Ada beberapa problema yang dihadapi, khususnya di Propinsi Riau, dalam pengembangan wakaf produktif. Problem tersebut antara lain adalah :
1. Belum terbentuknya Perwakilan Badan Wakaf Indonesia di Tingkat Propinsi Riau dan Kabupaten-Kabupaten yang ada di Riau.
2. Kuatnya paham lama umat Islam, seperti wakaf tidak boleh diubah atau diganggu gugat karena wakaf adalah murni milik Allah swt.
3. Kurangnya sosialisasi tentang paradigma pengembangan wakaf produktif. Baik oleh ulama/muballigh, maupun oleh Stake Holders wakaf atau aparatur pemerintahan (Kementerian Agama).
4. Nazhir belum profesional untuk mengelola harta wakaf secara produktif.

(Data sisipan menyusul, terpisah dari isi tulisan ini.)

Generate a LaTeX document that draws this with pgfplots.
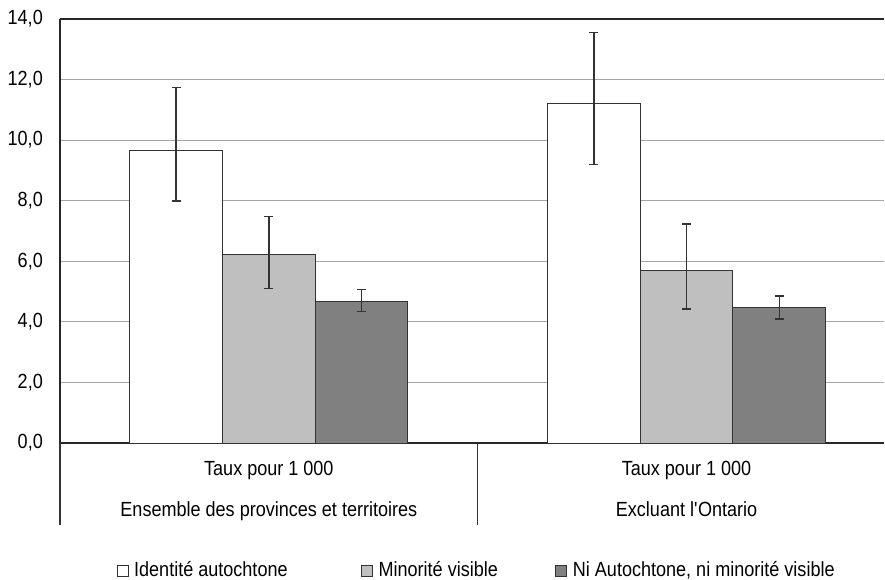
\documentclass[border=0pt]{standalone}
\usepackage{fontspec}
\setmainfont{Liberation Sans}[FakeStretch=0.88]
\usepackage{pgfplots}
\pgfplotsset{compat=1.18}
\usepackage{pgfplotstable}

% x = group centre (0, 1) plus bar offset
\pgfplotstableread{
x y ep em
-0.2219 9.67 2.06 1.68
0.7781 11.20 2.36 2.01
}\tabA
\pgfplotstableread{
x y ep em
0 6.22 1.25 1.11
1 5.69 1.54 1.26
}\tabB
\pgfplotstableread{
x y ep em
0.2219 4.68 0.38 0.33
1.2219 4.49 0.37 0.39
}\tabC

\definecolor{barline}{HTML}{333333}
\definecolor{gridc}{HTML}{A6A6A6}
\definecolor{lgray}{HTML}{BFBFBF}
\definecolor{dgray}{HTML}{808080}

\pgfplotsset{
  myerr/.style={error bars/.cd, y dir=both, y explicit, error mark=-,
    error bar style={line width=1.4bp, color=barline, solid},
    error mark options={rotate=90, mark size=4.5bp, line width=1.4bp, color=barline}},
}

\begin{document}
\fontsize{20.5bp}{24bp}\selectfont
\begin{tikzpicture}
\begin{axis}[
  name=ax,
  scale only axis,
  width=824bp, height=424bp,
  xmin=-0.5, xmax=1.4727,
  ymin=0, ymax=14,
  ytick={0,2,...,14},
  xtick=\empty,
  axis y line*=left,
  axis line style={-, line width=1.1bp, color=black!85},
  ymajorgrids,
  grid style={color=gridc, line width=1.2bp},
  major tick length=0pt,
  clip=false,
  /pgf/number format/.cd, fixed, fixed zerofill, precision=1, use comma, assume math mode=true,
  /pgfplots/.cd,
  yticklabel style={anchor=east, inner sep=0pt, xshift=-17bp},
  legend image code/.code={\draw[#1, line width=1bp] (0bp,-5.5bp) rectangle (11bp,5.5bp); \path (13bp,0bp);},
  legend columns=3,
  legend style={draw=none, fill=none, at={(rel axis cs:0.0649,-0.301)}, anchor=west,
    nodes={inner xsep=3.5bp, inner ysep=1bp},
    /tikz/column 2/.style={column sep=70bp},
    /tikz/column 4/.style={column sep=54bp}},
]
\addplot[ybar, bar width=92.7bp, bar shift=0bp, fill=white, draw=barline, line width=1bp, myerr]
  table[x=x, y=y, y error plus=ep, y error minus=em]{\tabA};
\addlegendentry{Identité autochtone}
\addplot[ybar, bar width=92.7bp, bar shift=0bp, fill=lgray, draw=barline, line width=1bp, myerr]
  table[x=x, y=y, y error plus=ep, y error minus=em]{\tabB};
\addlegendentry{Minorité visible}
\addplot[ybar, bar width=92.7bp, bar shift=0bp, fill=dgray, draw=barline, line width=1bp, myerr]
  table[x=x, y=y, y error plus=ep, y error minus=em]{\tabC};
\addlegendentry{Ni Autochtone, ni minorité visible}

\draw[line width=1.2bp, color=barline] (axis cs:-0.5,0) -- ([yshift=-82bp]axis cs:-0.5,0);
\draw[line width=1.2bp, color=barline] (axis cs:0.5,0) -- ([yshift=-82bp]axis cs:0.5,0);
\node[anchor=base, inner sep=0pt] at ([yshift=-32.7bp]axis cs:0,0) {Taux pour 1 000};
\node[anchor=base, inner sep=0pt] at ([yshift=-73.7bp]axis cs:0,0) {Ensemble des provinces et territoires};
\node[anchor=base, inner sep=0pt] at ([yshift=-32.7bp]axis cs:1,0) {Taux pour 1 000};
\node[anchor=base, inner sep=0pt] at ([yshift=-73.7bp]axis cs:1,0) {Excluant l\textquotesingle Ontario};
\end{axis}
\pgfresetboundingbox
\useasboundingbox ([shift={(-60bp,-137bp)}]ax.south west) rectangle ([shift={(825bp,443bp)}]ax.south west);
\end{tikzpicture}
\end{document}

Pendidikan Keagamaan dan Optimalisasi Wakaf Tunai Sebagai Sumber Pendanaan
Sebagian besar pendidikan keagamaan swasta, seperti Pondok Pesantren dan Lembaga Pendidikan Keagamaan non formal, masih banyak yang berkutat dengan persoalan pendanaan, seperti biaya operasional dan insentif guru. Kelangsungan proses belajar mengajar dan penunjang kesejahteraan guru dalam lembaga pendidikan ini umumnya sangat bergantung kepada SPP santri/murid, sehingga lembaga pendidikan keagamaan di Propinsi Riau terkesan memiliki dua wajah, di satu sisi pendidikan keagamaan terkesan murah tapi tidak berkualitas, sementara di sisi lain ada lembaga pendidikan keagamaan yang bisa menjamin kualitas pendidikan, akan tetapi dengan biaya yang sangat mahal.

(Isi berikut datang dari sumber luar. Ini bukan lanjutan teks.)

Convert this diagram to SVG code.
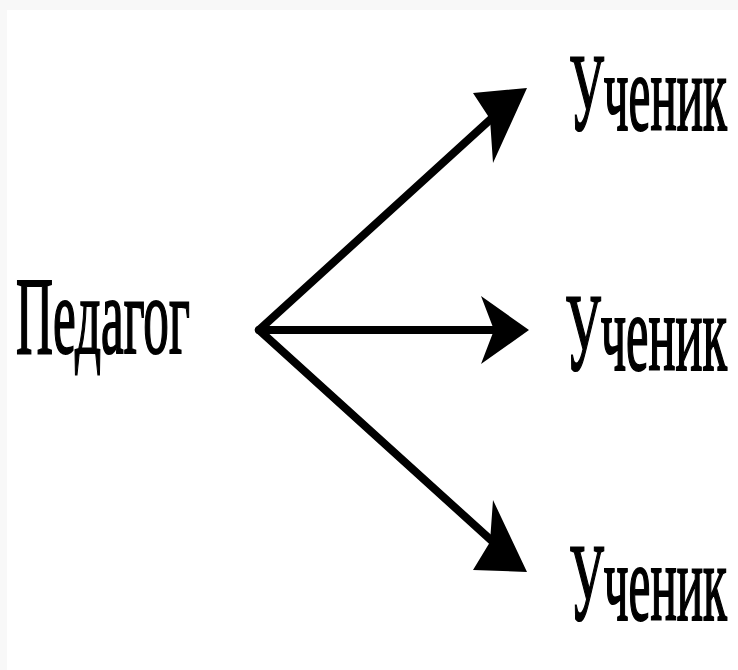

Pada beberapa lembaga pendidikan keagamaan yang sudah mapan dan terkenal, seperti Pondok Pesantren Modern Gontor atau Universitas al-Azhar di Mesir, lembaga wakaf menempati peran yang sangat vital. Lembaga-lembaga pendidikan besar ini telah bisa membuka cabang di beberapa tempat bahkan memberikan bea siswa (biaya sekolah gratis) kepada para santri dan mahasiswanya berkat besarnya dana wakaf yang bisa mereka kumpulkan. Langkah yang diambil oleh dua lembaga pendidikan ini dalam mengelola sumber wakaf tunai tentunya layak dipertimbangkan untuk mengembangkan lembaga pendidikan keagamaan di Propinsi Riau.
Untuk menggalakkan langkah tersebut maka semua pihak diharapkan mengambil perannya masing-masing. Pihak pemerintah propinsi dan kabupaten diharapkan segera membentuk Perwakilan BWI di tingkat propinsi dan kabupaten yang akan mengeluarkan Sertifikat Wakaf Tunai (Cash Waqf Certificate) sehingga pengelolaan wakaf secara administrasi bisa dipertanggungjawabkan. Peran pemerintah dan lembaga dakwah juga diharapkan untuk memberikan pelatihan kepada para da’i dan pengelola wakaf untuk melahirkan nazhir-nazhir yang profesional. Melalui da’i dan muballigh inilah nanti diharapkan tercipta paradigma baru tentang wakaf produktif di tengah masyarakat, sehingga masyarakat bisa memahami bahwa Wakaf tidak akan valid sebagai amal jariyah kecuali setelah benar-benar pemiliknya menyatakan aset yang diwakafkannya menjadi aset publik dan ia bekukan haknya untuk kemaslahatan umat. Dan wakaf tidak akan bernilai amal jariyah (amal yang senantiasa mengalir pahala dan manfaatnya) sampai benar-benar didayagunakan secara produktif sehingga berkembang atau bermanfaat tanpa menggerus habis aset pokok wakaf. Terakhir, bagi lembaga pendidikan keagamaan, hendaknya ini ditangkap sebagai peluang dengan membentuk Badan Wakaf yang akan menjaring harta wakaf dari para dermawan dan donator.